Delay is, of course, very much a former legislator at this point, having been convicted of money laundering, and so is not speaking officially for the House GOP. But this scenario isn't all that far-fetched. The biggest potential problem with using the sequester to cut spending has never been the design. It's been that Congress won't stick to its spending reductions as they roll out over the next decade. That's what happened with Gramm-Rudman-Hollings, a sequester-like budget mechanism intended to reduce the deficit back in the 1980s.

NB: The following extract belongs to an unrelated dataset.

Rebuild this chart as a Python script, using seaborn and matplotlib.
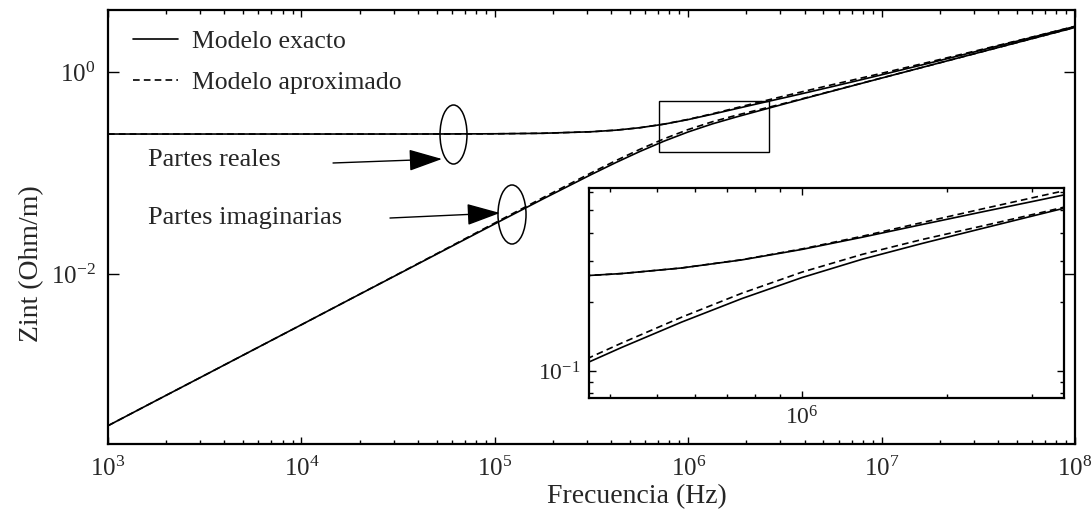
import matplotlib
matplotlib.use("Agg")
import matplotlib.pyplot as plt
import seaborn as sns
import pandas as pd
from matplotlib.patches import Ellipse, Rectangle
from matplotlib.patches import ArrowStyle
from matplotlib.ticker import FixedLocator, FixedFormatter, NullFormatter

# ---------------- data ----------------
freq_hz = [1.0e3, 1.778e3, 3.162e3, 5.623e3, 1.0e4, 1.778e4, 3.162e4, 5.623e4,
           1.0e5, 1.778e5, 3.162e5, 4.217e5, 5.623e5, 7.499e5, 1.0e6, 1.334e6,
           1.778e6, 2.371e6, 3.162e6, 4.217e6, 5.623e6, 7.499e6, 1.0e7, 1.778e7,
           3.162e7, 5.623e7, 1.0e8]

real_exact = [0.243, 0.243, 0.243, 0.243, 0.243, 0.243, 0.243, 0.2434,
              0.2443, 0.2472, 0.2560, 0.2653, 0.2806, 0.3042, 0.3379, 0.3818,
              0.4338, 0.4924, 0.5577, 0.6331, 0.7202, 0.8211, 0.9377, 1.2283,
              1.6163, 2.1341, 2.825]

imag_exact = [3.14e-4, 5.59e-4, 9.93e-4, 1.766e-3, 3.14e-3, 5.59e-3, 9.93e-3, 0.01765,
              0.03133, 0.05539, 0.09672, 0.1265, 0.1632, 0.2065, 0.2549, 0.3063,
              0.3589, 0.4171, 0.4843, 0.5615, 0.6503, 0.7524, 0.8702, 1.1625,
              1.5519, 2.0706, 2.762]

real_approx = [0.243, 0.243, 0.243, 0.243, 0.243, 0.243, 0.243, 0.2434,
               0.2443, 0.2472, 0.2560, 0.2653, 0.2806, 0.3048, 0.3396, 0.3856,
               0.4425, 0.5072, 0.5800, 0.6616, 0.7526, 0.8539, 0.9705, 1.2590,
               1.6405, 2.1512, 2.8335]

imag_approx = [3.14e-4, 5.59e-4, 9.93e-4, 1.766e-3, 3.14e-3, 5.60e-3, 9.98e-3, 0.01783,
               0.03196, 0.05705, 0.1006, 0.1322, 0.1714, 0.2179, 0.2692, 0.3216,
               0.3733, 0.4275, 0.4906, 0.5660, 0.6536, 0.7554, 0.8728, 1.1625,
               1.5519, 2.0706, 2.762]

legend_labels = ["Modelo exacto", "Modelo aproximado"]
annot_labels = ["Partes reales", "Partes imaginarias"]
x_label = "Frecuencia (Hz)"
y_label = "Zint (Ohm/m)"

x_ticks = [1e3, 1e4, 1e5, 1e6, 1e7, 1e8]
x_ticklabels = [r"$10^{3}$", r"$10^{4}$", r"$10^{5}$", r"$10^{6}$", r"$10^{7}$", r"$10^{8}$"]
y_ticks = [1e-2, 1e0]
y_ticklabels = [r"$10^{-2}$", r"$10^{0}$"]
inset_x_ticks = [1e6]
inset_x_ticklabels = [r"$10^{6}$"]
inset_y_ticks = [1e-1]
inset_y_ticklabels = [r"$10^{-1}$"]

# zoom window marked on the main plot
zoom_f = [7.06e5, 2.62e6]
zoom_z = [0.161, 0.516]

# ---------------- style ----------------
sns.set_theme(style="ticks")
plt.rcParams["font.family"] = ["Liberation Serif", "DejaVu Serif"]
plt.rcParams["mathtext.fontset"] = "custom"
plt.rcParams["mathtext.rm"] = "Liberation Serif"
plt.rcParams["mathtext.it"] = "Liberation Serif:italic"
plt.rcParams["mathtext.bf"] = "Liberation Serif:bold"
plt.rcParams["axes.linewidth"] = 1.6
plt.rcParams["axes.edgecolor"] = "black"

df = pd.DataFrame({"f": freq_hz, "re_ex": real_exact, "im_ex": imag_exact,
                   "re_ap": real_approx, "im_ap": imag_approx})

fig = plt.figure(figsize=(10.92, 5.16), dpi=100)
ax = fig.add_axes([108 / 1092, 1 - 444 / 516, 967 / 1092, 434 / 516])

solid_kw = dict(color="black", linewidth=1.2, estimator=None, sort=False)
dash_kw = dict(color="black", linewidth=1.2, estimator=None, sort=False,
               linestyle=(0, (4, 2.5)))

def draw_curves(a, with_labels):
    sns.lineplot(data=df, x="f", y="re_ex", ax=a,
                 label=legend_labels[0] if with_labels else None, **solid_kw)
    sns.lineplot(data=df, x="f", y="im_ex", ax=a, **solid_kw)
    sns.lineplot(data=df, x="f", y="re_ap", ax=a,
                 label=legend_labels[1] if with_labels else None, **dash_kw)
    sns.lineplot(data=df, x="f", y="im_ap", ax=a, **dash_kw)

draw_curves(ax, True)
ax.set_xscale("log")
ax.set_yscale("log")
ax.set_xlim(1e3, 1e8)
ax.set_ylim(2.07e-4, 4.11)

ax.xaxis.set_major_locator(FixedLocator(x_ticks))
ax.xaxis.set_major_formatter(FixedFormatter(x_ticklabels))
minor_x = [m * 10 ** e for e in range(3, 8) for m in range(2, 10)]
ax.xaxis.set_minor_locator(FixedLocator(minor_x))
ax.xaxis.set_minor_formatter(NullFormatter())
ax.yaxis.set_major_locator(FixedLocator(y_ticks))
ax.yaxis.set_major_formatter(FixedFormatter(y_ticklabels))
ax.yaxis.set_minor_locator(FixedLocator([]))

ax.tick_params(which="both", direction="in", top=True, right=True,
               color="black", width=1.0, labelsize=18)
ax.tick_params(axis="x", which="major", length=5, pad=9)
ax.tick_params(axis="x", which="minor", length=3)
ax.tick_params(axis="y", which="major", length=8, pad=9)
for s in ax.spines.values():
    s.set_color("black")
    s.set_linewidth(1.6)

ax.set_xlabel(x_label, fontsize=20)
ax.set_ylabel(y_label, fontsize=20)
ax.xaxis.set_label_coords(0.547, -0.092)
ax.yaxis.set_label_coords(-0.066, 0.415)

handles, labels = ax.get_legend_handles_labels()
leg = ax.legend(handles, labels, loc="upper left", bbox_to_anchor=(0.026, 0.955),
                frameon=False, fontsize=18.5, handlelength=1.75, handletextpad=0.55,
                labelspacing=0.72, borderpad=0.0, borderaxespad=0.0)

# zoom rectangle
ax.add_patch(Rectangle((zoom_f[0], zoom_z[0]), zoom_f[1] - zoom_f[0], zoom_z[1] - zoom_z[0],
                       fill=False, edgecolor="black", linewidth=1.0, zorder=3))

# ellipses + arrows + text (annotation layout in axes fractions)
ax.add_patch(Ellipse((0.3573, 0.7131), 0.0279, 0.136, transform=ax.transAxes,
                     fill=False, edgecolor="black", linewidth=1.1))
ax.add_patch(Ellipse((0.4178, 0.5288), 0.0290, 0.136, transform=ax.transAxes,
                     fill=False, edgecolor="black", linewidth=1.1))
astyle = ArrowStyle("-|>", head_length=1.05, head_width=0.34)
ax.annotate("", xy=(0.3454, 0.6567), xytext=(0.2327, 0.6475), xycoords="axes fraction",
            arrowprops=dict(arrowstyle=astyle, mutation_scale=20, color="black",
                            lw=1.0, shrinkA=0, shrinkB=0))
ax.annotate("", xy=(0.4054, 0.5323), xytext=(0.2916, 0.5207), xycoords="axes fraction",
            arrowprops=dict(arrowstyle=astyle, mutation_scale=20, color="black",
                            lw=1.0, shrinkA=0, shrinkB=0))
ax.text(0.0414, 0.654, annot_labels[0], transform=ax.transAxes, va="center",
        ha="left", fontsize=19)
ax.text(0.0414, 0.5207, annot_labels[1], transform=ax.transAxes, va="center",
        ha="left", fontsize=19)

# ---------------- inset ----------------
axi = fig.add_axes([589 / 1092, 1 - 398 / 516, 475 / 1092, 210 / 516])
axi.set_facecolor("white")
draw_curves(axi, False)
axi.set_xscale("log")
axi.set_yscale("log")
axi.set_xlim(3.61e5, 3.50e6)
axi.set_ylim(0.0763, 0.625)
axi.xaxis.set_major_locator(FixedLocator(inset_x_ticks))
axi.xaxis.set_major_formatter(FixedFormatter(inset_x_ticklabels))
axi.xaxis.set_minor_locator(FixedLocator([4e5, 5e5, 6e5, 7e5, 8e5, 9e5, 2e6, 3e6]))
axi.xaxis.set_minor_formatter(NullFormatter())
axi.yaxis.set_major_locator(FixedLocator(inset_y_ticks))
axi.yaxis.set_major_formatter(FixedFormatter(inset_y_ticklabels))
axi.yaxis.set_minor_locator(FixedLocator([0.08, 0.09, 0.2, 0.3, 0.4, 0.5, 0.6]))
axi.yaxis.set_minor_formatter(NullFormatter())
axi.tick_params(which="both", direction="in", top=True, right=True,
                color="black", width=1.0, labelsize=17)
axi.tick_params(which="major", length=5, pad=6)
axi.tick_params(which="minor", length=3)
axi.set_xlabel("")
axi.set_ylabel("")
for s in axi.spines.values():
    s.set_color("black")
    s.set_linewidth(1.6)
if axi.get_legend() is not None:
    axi.get_legend().remove()

fig.savefig("out.png", dpi=100)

I've written about GRH before, but here are the basics: In 1985, Congress faced mounting debt and wanted to do something about it. In response, members of Congress passed a law that came to be known as Gramm-Rudman-Hollings (GRH), after Sens. Philip Gramm (R-Texas), Warren Rudman (R-N.H.), and Ernest Holling (D-S.C.), the three primary authors. The law used a trigger system, setting target figures for deficit reduction. If Congress failed to meet its deficit targets, then an automatic process known as sequestration—across-the-board spending reductions much like what we're debating now—was supposed to occur.
GRH was challenged in court, and in 1986 its sequestration mechanism was ruled unconstitutional because it granted budget authority to the Comptroller General, an officer of Congress, who was found to have been illegally granted executive powers. In 1987, Congress revisited the law, passing an updated version designed to avoid legal challenge. This one didn't face a court challenge. But it didn't work very well either. In 1986, the law's deficit target was $172 billion. The actual deficit was slightly over $221 billion. In 1987, the deficit came within a horse shoe's distance of hitting its $144 billion deficit target, clocking in at $149.8 billion. But by 1988, the gap had widened once again: The initial target was set at $108 billion, but the actual deficit hit $155 billion.
In the end, the plan was a failure. According to Robert Lee, Philip Joyce, and Ronald Johnson's primer on public budgeting systems, by the end of the decade, Gramm-Rudman-Hollings did not "appreciably affected the overall budget deficit situation." In 1990, Congress ditched the GRH sequester system.
As far I can tell, GRH wasn't passed with the intention of undermining it later. But if Delay is correct, and I fear he might be onto something, the sequester will go into effect, only to be undone through some later mechanism. Which is to say that Republicans may be openly embracing the sequester — while quietly planning to stab it in the back.